So let me share a dirty little secret with you. I’ve had it with Dow-milepost articles, as have many of us who write about financial markets for a living. We had to say something smart for the 5000 Dow in November of 1995, and then for the 6000 Dow last October. There’s not a whole lot left to be smart about at 7000. And I figure that if I got out my correction fluid and changed the 6000 in my last article to 7000, the people who run this place would probably catch on.

So let’s forgo the typical whither-the-stock-market stuff and move on to the next topic: when, if ever, is it going to be time to take your money off the table?

Since none of the normal rules about stock prices’ relationships to dividend levels, balance sheets and corporations’ profits seem to apply to this stock market, we need some new rules. And because stock prices now seem to be driven more by psychology than by economics, we need rules based on psychology, not on numbers.

To be serious, if only briefly, don’t expect stock prices to keep going up forever. Someday they will drop, possibly rather sharply, for reasons that we don’t yet know. Or stocks may sit and go nowhere for a few years. The fact that stocks have been going up like crazy the past two years doesn’t mean they always will. Remember 1994? That year, bonds got killed because interest rates rose, and stocks returned only about 1 percent.

We have already seen what would normally be very dangerous signs that the market has peaked. Most notably, the federal government, a clas- sic contrary indicator, is thinking seriously about putting Social Security money into stocks.

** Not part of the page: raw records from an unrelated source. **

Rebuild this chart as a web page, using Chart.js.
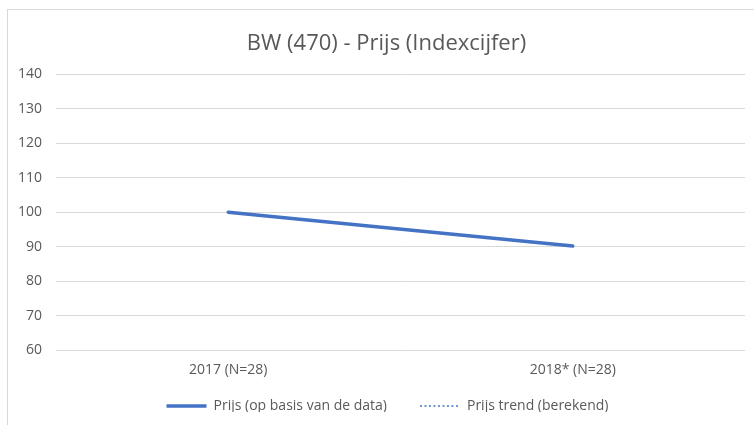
<!DOCTYPE html>
<html>
<head>
<meta charset="utf-8">
<script src="https://cdn.jsdelivr.net/npm/chart.js@4/dist/chart.umd.min.js"></script>
<style>
  html, body { margin: 0; padding: 0; background: #fff; }
  #wrap { position: relative; width: 754px; height: 425px; }
  #frame { position: absolute; left: 7px; top: 9px; right: -2px; bottom: -2px;
           border-left: 1px solid #d9d9d9; border-top: 1px solid #d9d9d9; pointer-events: none; }
</style>
</head>
<body>
<div id="wrap">
  <canvas id="chart" width="754" height="425"></canvas>
  <div id="frame"></div>
</div>
<script>
const categories = ['2017 (N=28)', '2018* (N=28)']
const prijsData = [100, 90.2]
// trend series is in the legend but has no visible points
const prijsTrend = [null, null]
const yMin = 60
const yMax = 140
const yStep = 10

const blue = '#4472C4'
const grey = '#595959'
const font = 'Open Sans'

// excel centres title and legend a bit to the right of the canvas centre,
// and the legend sits higher than its (wide) padding would put it
const shiftBlocks = {
  id: 'shiftBlocks',
  afterLayout(chart) {
    if (chart.titleBlock) { chart.titleBlock.left += 9; chart.titleBlock.right += 9 }
    if (chart.legend) {
      chart.legend.left += 10; chart.legend.right += 10
      chart.legend.top -= 13; chart.legend.bottom -= 13
    }
  }
}

new Chart(document.getElementById('chart'), {
  type: 'line',
  data: {
    labels: categories,
    datasets: [
      {
        label: 'Prijs (op basis van de data)',
        data: prijsData,
        borderColor: blue,
        backgroundColor: blue,
        borderWidth: 3.5,
        borderCapStyle: 'round',
        pointRadius: 0,
        pointStyle: 'line',
        tension: 0
      },
      {
        label: 'Prijs trend (berekend)',
        data: prijsTrend,
        borderColor: blue,
        backgroundColor: blue,
        borderWidth: 1.5,
        borderDash: [2, 2.5],
        pointRadius: 0,
        pointStyle: 'line'
      }
    ]
  },
  plugins: [shiftBlocks],
  options: {
    responsive: false,
    animation: false,
    layout: { padding: { left: 10, right: 9, top: 0, bottom: 0 } },
    plugins: {
      title: {
        display: true,
        text: 'BW (470) - Prijs (Indexcijfer)',
        color: grey,
        font: { family: font, size: 22, weight: 'normal' },
        padding: { top: 31, bottom: 17 }
      },
      legend: {
        position: 'bottom',
        maxHeight: 46,
        labels: {
          usePointStyle: true,
          pointStyleWidth: 40,
          color: grey,
          font: { family: font, size: 14 },
          padding: 33,
          generateLabels(chart) {
            const items = Chart.defaults.plugins.legend.labels.generateLabels(chart)
            items.forEach(item => {
              const ds = chart.data.datasets[item.datasetIndex]
              item.lineDash = ds.borderDash || []
              item.lineWidth = ds.borderWidth
              item.strokeStyle = ds.borderColor
              item.lineCap = 'butt'
            })
            return items
          }
        }
      },
      tooltip: { enabled: false }
    },
    scales: {
      x: {
        offset: true,
        grid: { display: false, drawTicks: false },
        border: { display: false },
        ticks: { color: grey, font: { family: font, size: 14 }, padding: 12 },
        afterFit(scale) { scale.height = 29 }
      },
      y: {
        min: yMin,
        max: yMax,
        ticks: { stepSize: yStep, color: grey, font: { family: font, size: 14 }, padding: 14 },
        grid: { color: '#d9d9d9', lineWidth: 1, drawTicks: false },
        border: { display: false },
        afterFit(scale) { scale.width = 46 }
      }
    }
  }
})
</script>
</body>
</html>
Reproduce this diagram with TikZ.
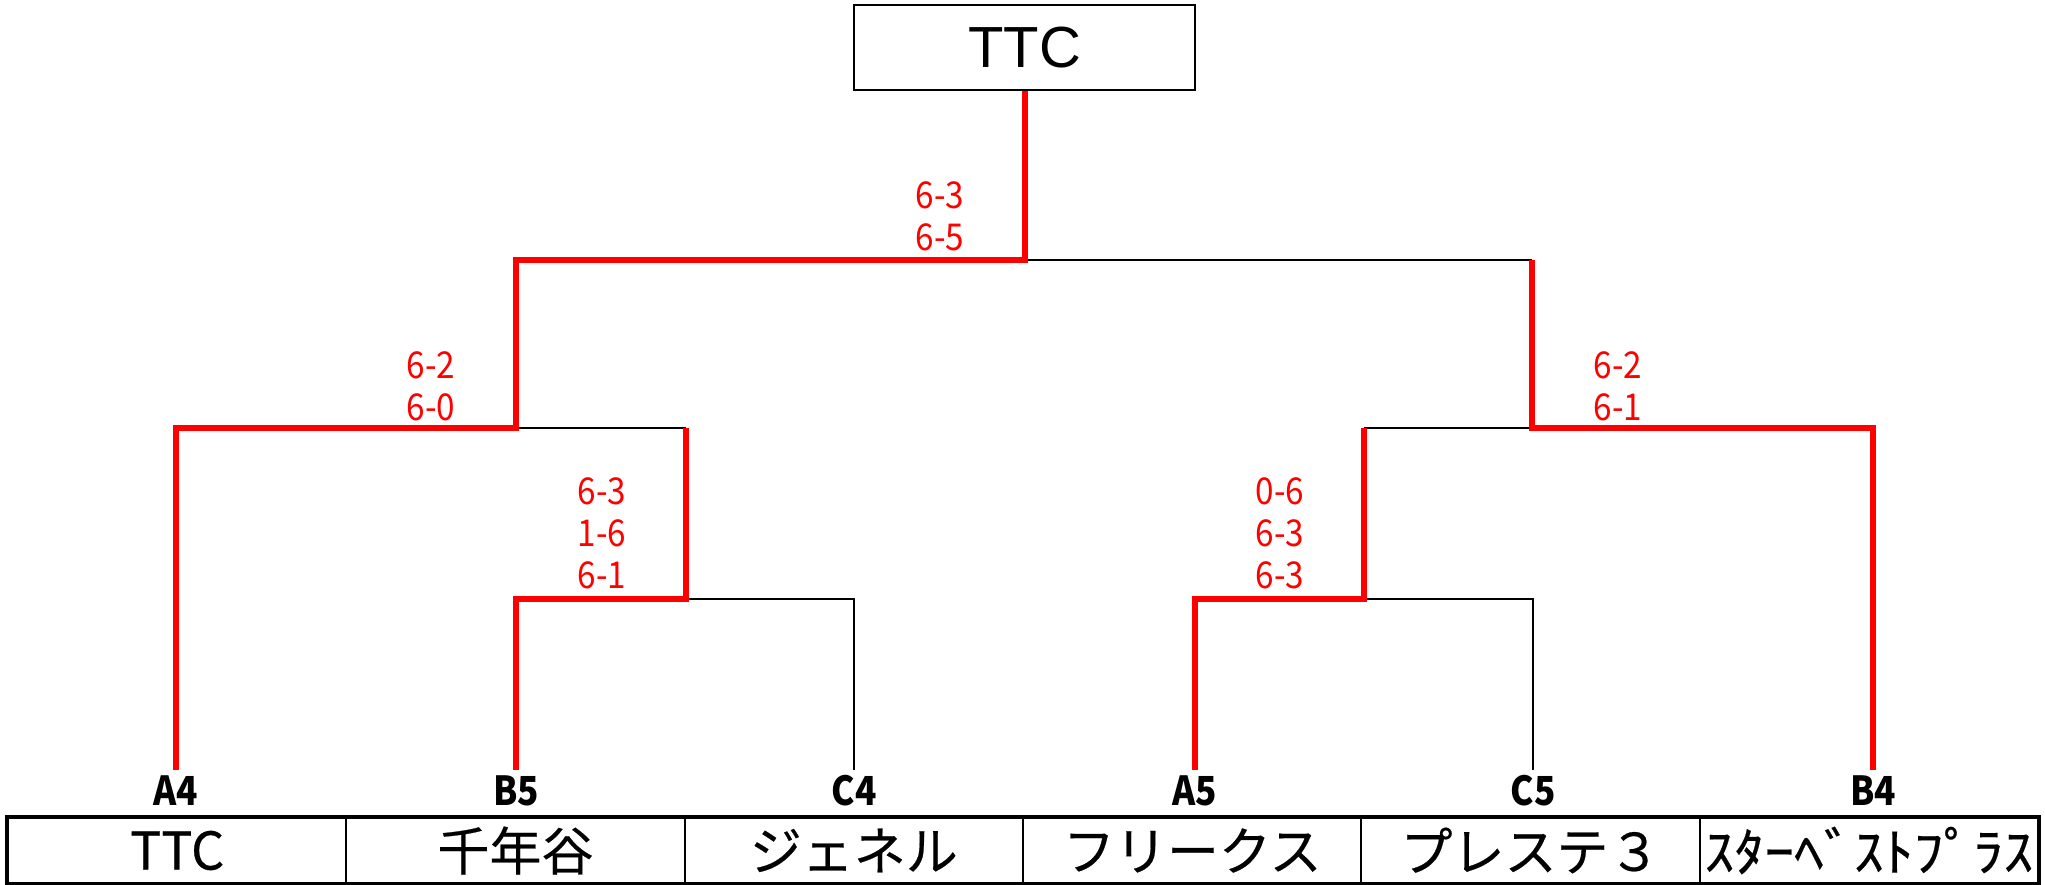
\documentclass[tikz,border=0pt]{standalone}
\usepackage{fontspec}
\setmainfont{Noto Sans CJK JP}
\newfontfamily\jpfont[FakeBold=0.4]{Noto Sans CJK JP}
\newfontfamily\scorefont[FakeStretch=0.9]{Noto Sans CJK JP}
\newfontfamily\seedfont[FakeStretch=0.88]{Noto Sans CJK JP}
\newfontfamily\arialfont{Liberation Sans}
\begin{document}
\begin{tikzpicture}[x=0.5pt,y=-0.5pt,
  win/.style={draw=red, line width=2.6pt, line join=miter},
  lose/.style={draw=black, line width=1.1pt},
  score/.style={text=red, inner sep=0pt, align=center, font=\scorefont\fontsize{18.5}{21}\selectfont},
  seed/.style={inner sep=0pt, font=\seedfont\bfseries\fontsize{20}{22}\selectfont},
  team/.style={draw, line width=1pt, minimum width=169.2pt, minimum height=32.5pt, inner sep=0pt, font=\jpfont\fontsize{26}{28}\selectfont},
  champ/.style={draw, line width=1pt, minimum width=170.5pt, minimum height=42.5pt, inner sep=0pt, font=\arialfont\fontsize{29}{31}\selectfont}]
\useasboundingbox (0,0) rectangle (2045,884);
% champion box
\node[champ] (top) at (1024.5,47.5) {TTC};
% teams
\node[team] (t1) at (177.2,850.5) {TTC};
\node[team] (t2) at (515.5,850.5) {千年谷};
\node[team] (t3) at (853.8,850.5) {ジェネル};
\node[team] (t4) at (1192.2,850.5) {フリークス};
\node[team] (t5) at (1530.5,850.5) {プレステ３};
\node[team] (t6) at (1868.8,850.5) {\scalebox{1.15}[1]{ｽﾀｰﾍﾞｽﾄﾌﾟﾗｽ}};
\draw[line width=1.6pt] (t1.north west) rectangle (t6.south east);
% seed labels
\node[seed] (sA4) at (176,791) {A4};
\node[seed] (sB5) at (516,791) {B5};
\node[seed] (sC4) at (854,791) {C4};
\node[seed] (sA5) at (1195,791) {A5};
\node[seed] (sC5) at (1533,791) {C5};
\node[seed] (sB4) at (1873,791) {B4};
% tree coordinates
\coordinate (j0) at (1025,260);
\coordinate (l1) at (516,260);
\coordinate (r1) at (1532,260);
\coordinate (l2) at (516,428);
\coordinate (l2a) at (176,428);
\coordinate (l2b) at (686,428);
\coordinate (l3) at (686,599);
\coordinate (l3a) at (516,599);
\coordinate (l3b) at (854,599);
\coordinate (r2) at (1532,428);
\coordinate (r2a) at (1364,428);
\coordinate (r2b) at (1873,428);
\coordinate (r3) at (1364,599);
\coordinate (r3a) at (1195,599);
\coordinate (r3b) at (1533,599);
\coordinate (eA4) at (176,770);
\coordinate (eB5) at (516,770);
\coordinate (eC4) at (854,770);
\coordinate (eA5) at (1195,770);
\coordinate (eC5) at (1533,770);
\coordinate (eB4) at (1873,770);
% losing branches
\draw[lose] (j0) -- (r1);
\draw[lose] (l2) -- (l2b);
\draw[lose] (l3) -- (l3b) -- (eC4);
\draw[lose] (r2a) -- (r2);
\draw[lose] (r3) -- (r3b) -- (eC5);
% winning branches
\draw[win] (top.south -| j0) -- (j0) -- (l1) -- (l2) -- (l2a) -- (eA4);
\draw[win] (l2b) -- (l3) -- (l3a) -- (eB5);
\draw[win] (r1) -- (r2) -- (r2b) -- (eB4);
\draw[win] (r2a) -- (r3) -- (r3a) -- (eA5);
% scores
\node[score] (s1) at (940,216.5) {6-3\\6-5};
\node[score] (s2) at (431,386) {6-2\\6-0};
\node[score] (s3) at (602,533.5) {6-3\\1-6\\6-1};
\node[score] (s4) at (1618,386) {6-2\\6-1};
\node[score] (s5) at (1280,533.5) {0-6\\6-3\\6-3};
\end{tikzpicture}
\end{document}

My No. 1 rule has always been that you should sell when I’m buying. But that’s now failed twice in a row: in late November I put $15,000 of a rollover pension payment I received from one of my many former employers into stocks, and they promptly rose. I put an additional $10,000 into the market on Monday, Feb. 10, and stocks started rising like mad.

So herewith is my own Top 12 list of when to sell stocks. I’m going for 12 because Top 10 lists are almost as hackneyed as thousand-point-milestone stories.

The Top 12 signs that it’s time to sell are when:

  1. You can’t get any work done because you’re turning on CNBC every 15 minutes to check out the market.

  2. Your mother calls to tell you she’s got a crush on Louis Rukeyser.

  3. You start dreaming about hot mutual funds instead of sex.

  4. You feel the urge to ditch your day job and become a financial planner.

  5. Canadian gold-mining shares suddenly seem too tame for you.

  6. Your eyes don’t glaze over when you read about the capital-gains-tax debate in Washington.

  7. More than half the time at any party you attend is spent talking about mutual funds.

  8. Your kids start bringing home stock tips from school.

  9. You seriously consider putting next month’s rent into stocks to make some quick bucks.

  10. Your best friend says, ““I’m not greedy; I just want to make 25 percent a year.''

  11. You feel inadequate because you made only 15 percent last year.

  12. You see a bull on the cover of NEWSWEEK.